Goal of the exercise: All lines from the beginning of the listing through the line with "from matplotlib.ticker import MultipleLocator" are to be copied word for word; the pictures are not.

=-=-=

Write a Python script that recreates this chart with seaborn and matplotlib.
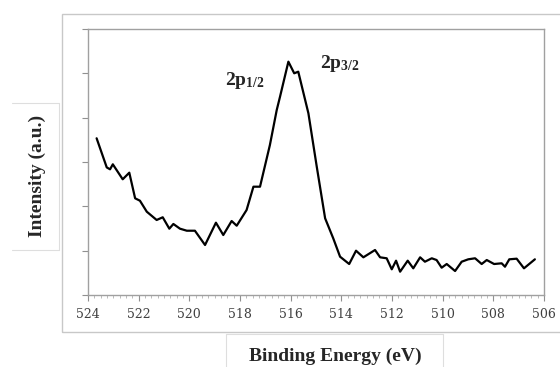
import matplotlib
matplotlib.use("Agg")
import matplotlib.pyplot as plt
import seaborn as sns
import pandas as pd
from matplotlib.patches import Rectangle
from matplotlib.lines import Line2D
from matplotlib.ticker import MultipleLocator

energy = [523.66, 523.26, 523.13, 523.02, 522.63, 522.37, 522.14, 521.95, 521.68, 521.29,
          521.05, 520.79, 520.63, 520.37, 520.10, 519.78, 519.38, 518.95, 518.66, 518.33,
          518.13, 517.74, 517.47, 517.21, 516.82, 516.55, 516.42, 516.09, 515.86, 515.70,
          515.30, 514.97, 514.64, 514.32, 514.05, 513.69, 513.42, 513.13, 512.67, 512.47,
          512.21, 512.01, 511.84, 511.68, 511.38, 511.16, 510.89, 510.70, 510.43, 510.24,
          510.04, 509.84, 509.51, 509.25, 508.99, 508.72, 508.46, 508.26, 507.97, 507.67,
          507.54, 507.37, 507.08, 506.79, 506.36]
intensity = [3.535, 2.878, 2.835, 2.948, 2.610, 2.759, 2.181, 2.127, 1.879, 1.692,
             1.753, 1.496, 1.602, 1.496, 1.450, 1.450, 1.128, 1.631, 1.353, 1.669,
             1.563, 1.917, 2.443, 2.443, 3.383, 4.173, 4.473, 5.263, 5.001, 5.037,
             4.099, 2.894, 1.730, 1.279, 0.864, 0.699, 0.999, 0.850, 1.015, 0.850,
             0.828, 0.580, 0.774, 0.526, 0.774, 0.602, 0.850, 0.751, 0.828, 0.789,
             0.616, 0.699, 0.541, 0.751, 0.805, 0.828, 0.699, 0.789, 0.699, 0.715,
             0.638, 0.805, 0.819, 0.602, 0.805]
x_ticks = [524, 522, 520, 518, 516, 514, 512, 510, 508, 506]
peak_labels = [r"$\mathbf{2p_{1/2}}$", r"$\mathbf{2p_{3/2}}$"]
peak_pos = [(518.59, 4.74), (514.84, 5.12)]

df = pd.DataFrame({"Binding Energy (eV)": energy, "Intensity (a.u.)": intensity})

sns.set_style("white")
plt.rcParams["mathtext.fontset"] = "custom"
plt.rcParams["mathtext.rm"] = "Liberation Serif:bold"
plt.rcParams["mathtext.bf"] = "Liberation Serif:bold"
plt.rcParams["mathtext.it"] = "Liberation Serif:bold"

fig = plt.figure(figsize=(5.6, 3.67), dpi=100)
W, H = 560, 367
ax = fig.add_axes([88 / W, 1 - 295 / H, (544 - 88) / W, (295 - 29) / H])

sns.lineplot(data=df, x="Binding Energy (eV)", y="Intensity (a.u.)", ax=ax,
             color="black", linewidth=1.6, estimator=None)

ax.set_xlim(524, 506)
ax.set_ylim(0, 6)
ax.set_xticks(x_ticks)
ax.set_xticklabels([str(t) for t in x_ticks], fontsize=9, family="DejaVu Serif", color="#404040")
ax.xaxis.set_minor_locator(MultipleLocator(0.25))
ax.set_yticks(range(0, 7))
ax.set_yticklabels([])
ax.tick_params(axis="x", which="major", direction="out", length=4, width=0.8, color="#909090", pad=5, bottom=True)
ax.tick_params(axis="x", which="minor", direction="out", length=2.5, width=0.6, color="#b0b0b0", bottom=True)
ax.tick_params(axis="y", which="major", direction="out", length=4.5, width=0.8, color="#909090", left=True)
for s in ax.spines.values():
    s.set_color("#a0a0a0")
    s.set_linewidth(1.0)
ax.set_xlabel("")
ax.set_ylabel("")

for lab, (px, py) in zip(peak_labels, peak_pos):
    ax.text(px, py, lab, fontsize=14, ha="left", va="baseline")

# outer chart frame
fig.patches.append(Rectangle((62 / W, 1 - 332 / H), (600 - 62) / W, (332 - 14) / H,
                             transform=fig.transFigure, fill=False, edgecolor="#c8c8c8", linewidth=1.0))

def fline(x0, y0, x1, y1):
    fig.lines.append(Line2D([x0 / W, x1 / W], [1 - y0 / H, 1 - y1 / H], transform=fig.transFigure,
                            color="#dedede", linewidth=0.8))

# y title box (top, bottom, right)
fline(12, 103, 59, 103)
fline(12, 250, 59, 250)
fline(59, 103, 59, 250)
# x title box (top, left, right)
fline(226, 334, 443, 334)
fline(226, 334, 226, 367)
fline(443, 334, 443, 367)

fig.text(37 / W, 1 - 176 / H, "Intensity (a.u.)", rotation=90, ha="center", va="center",
         fontsize=14, fontweight="bold", family="Liberation Serif")
fig.text(335 / W, 1 - 356 / H, "Binding Energy (eV)", ha="center", va="center",
         fontsize=14, fontweight="bold", family="Liberation Serif")

fig.savefig("out.png", dpi=100)
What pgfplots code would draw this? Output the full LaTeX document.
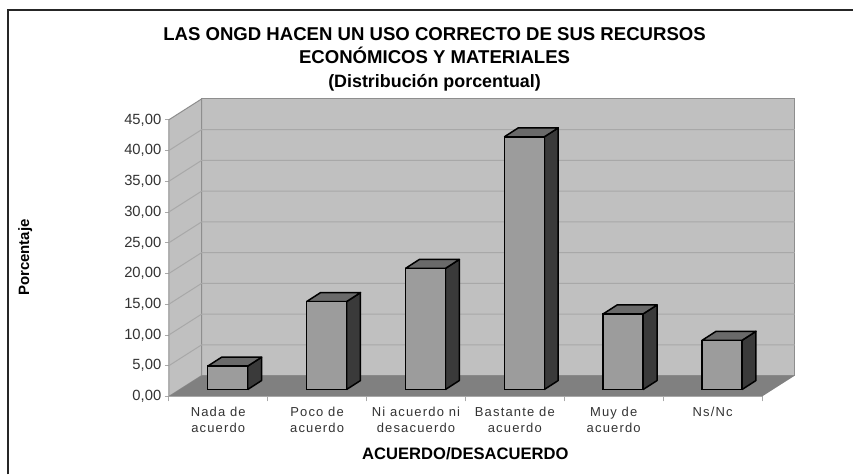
\documentclass[border=0pt]{standalone}
\usepackage{pgfplots}
\usepackage{fontspec}
\setmainfont{Liberation Sans}
\pgfplotsset{compat=1.18}
\definecolor{wall}{HTML}{C0C0C0}
\definecolor{floorc}{HTML}{808080}
\definecolor{gridc}{HTML}{A8A8A8}
\definecolor{edgec}{HTML}{8E8E8E}
\definecolor{frontc}{HTML}{9C9C9C}
\definecolor{topc}{HTML}{6A6A6A}
\definecolor{sidec}{HTML}{3A3A3A}
\definecolor{txt}{HTML}{333333}
\newcommand\gridl[1]{\addplot[gridc,line width=1pt] coordinates {(-0.5,#1) (-0.167,#1+3.41) (5.833,#1+3.41)};}
\newcommand\cubefaces[2]{%
\addplot[fill=sidec,draw=black,line width=1.5pt,line join=round] coordinates {(#1+0.202,0) (#1+0.343,1.46) (#1+0.343,#2+1.46) (#1+0.202,#2) (#1+0.202,0)};
\addplot[fill=topc,draw=black,line width=1.5pt,line join=round] coordinates {(#1-0.202,#2) (#1-0.061,#2+1.46) (#1+0.343,#2+1.46) (#1+0.202,#2) (#1-0.202,#2)};
}
\begin{document}
\begin{tikzpicture}[x=1pt,y=1pt]
\path[fill=white] (0,0) rectangle (854,-475);
\draw[color=black!85,line width=2.2pt] (8,-475) -- (8,-10) -- (854,-10);
\begin{axis}[
  at={(169pt,-397pt)},anchor=south west,
  scale only axis,width=594pt,height=277pt,
  xmin=-0.5,xmax=5.5,ymin=0,ymax=45,
  clip=false,no markers,
  axis line style={draw=none},
  axis on top=false,
  xtick={0,1,2,3,4,5},
  xticklabels={{Nada de\\acuerdo},{Poco de\\acuerdo},{Ni acuerdo ni\\desacuerdo},{Bastante de\\acuerdo},{Muy de\\acuerdo},{Ns/Nc}},
  minor xtick={-0.5,0.5,1.5,2.5,3.5,4.5,5.5},
  major x tick style={draw=none},
  minor x tick style={draw=gridc,line width=0.8pt},
  minor tick length=5pt,
  ytick={0,5,...,45},
  y tick style={draw=gridc,line width=0.8pt},
  tick align=outside,tick pos=left,
  major tick length=4pt,
  /pgf/number format/.cd,fixed,fixed zerofill,precision=2,use comma,assume math mode=true,
  /pgfplots/.cd,
  yticklabel style={font=\fontsize{14.8}{16}\selectfont,text=txt,xshift=0pt},
  xticklabel style={align=center,anchor=north,text=txt,yshift=-3pt,
    font=\fontsize{13}{16.5}\addfontfeatures{LetterSpace=9}\selectfont},
  title={\textbf{LAS ONGD HACEN UN USO CORRECTO DE SUS RECURSOS}\\\textbf{ECONÓMICOS Y MATERIALES}\\{\fontsize{17.9}{23.5}\selectfont\textbf{(Distribución porcentual)}}},
  title style={at={(rel axis cs:0.448,1.198)},anchor=center,align=center,
    font=\fontsize{18.6}{23.5}\selectfont},
  xlabel={\textbf{ACUERDO/DESACUERDO}},
  xlabel style={at={(rel axis cs:0.5,-0.208)},anchor=center,font=\fontsize{16.6}{18}\selectfont},
  ylabel={\textbf{Porcentaje}},
  ylabel style={at={(rel axis cs:-0.242,0.502)},anchor=center,rotate=0,font=\fontsize{15}{17}\selectfont},
]
\addplot[fill=wall,draw=edgec,line width=1pt] coordinates {(-0.167,3.41) (5.833,3.41) (5.833,48.41) (-0.167,48.41) (-0.167,3.41)};
\addplot[fill=wall,draw=edgec,line width=1pt] coordinates {(-0.5,0) (-0.167,3.41) (-0.167,48.41) (-0.5,45) (-0.5,0)};
\gridl{5}\gridl{10}\gridl{15}\gridl{20}\gridl{25}\gridl{30}\gridl{35}\gridl{40}
\addplot[fill=floorc,draw=none] coordinates {(-0.5,0) (5.5,0) (5.833,3.41) (-0.167,3.41) (-0.5,0)};
\addplot[gridc,line width=1pt] coordinates {(-0.5,0) (5.5,0)};
\end{axis}
\begin{axis}[
  at={(178.5pt,-390pt)},anchor=south west,
  scale only axis,width=594pt,height=277pt,
  xmin=-0.5,xmax=5.5,ymin=0,ymax=45,
  clip=false,hide axis,no markers,
]
\cubefaces{0}{3.8}
\cubefaces{1}{14.3}
\cubefaces{2}{19.7}
\cubefaces{3}{41.1}
\cubefaces{4}{12.3}
\cubefaces{5}{8.0}
\addplot[ybar,bar width=40pt,fill=frontc,draw=black,line width=1.5pt] coordinates {(0,3.8) (1,14.3) (2,19.7) (3,41.1) (4,12.3) (5,8.0)};
\end{axis}
\end{tikzpicture}
\end{document}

=-=-=

Response for this exercise:
Write a Python script that recreates this chart with seaborn and matplotlib.
import matplotlib
matplotlib.use("Agg")
import matplotlib.pyplot as plt
import seaborn as sns
import pandas as pd
from matplotlib.patches import Rectangle
from matplotlib.lines import Line2D
from matplotlib.ticker import MultipleLocator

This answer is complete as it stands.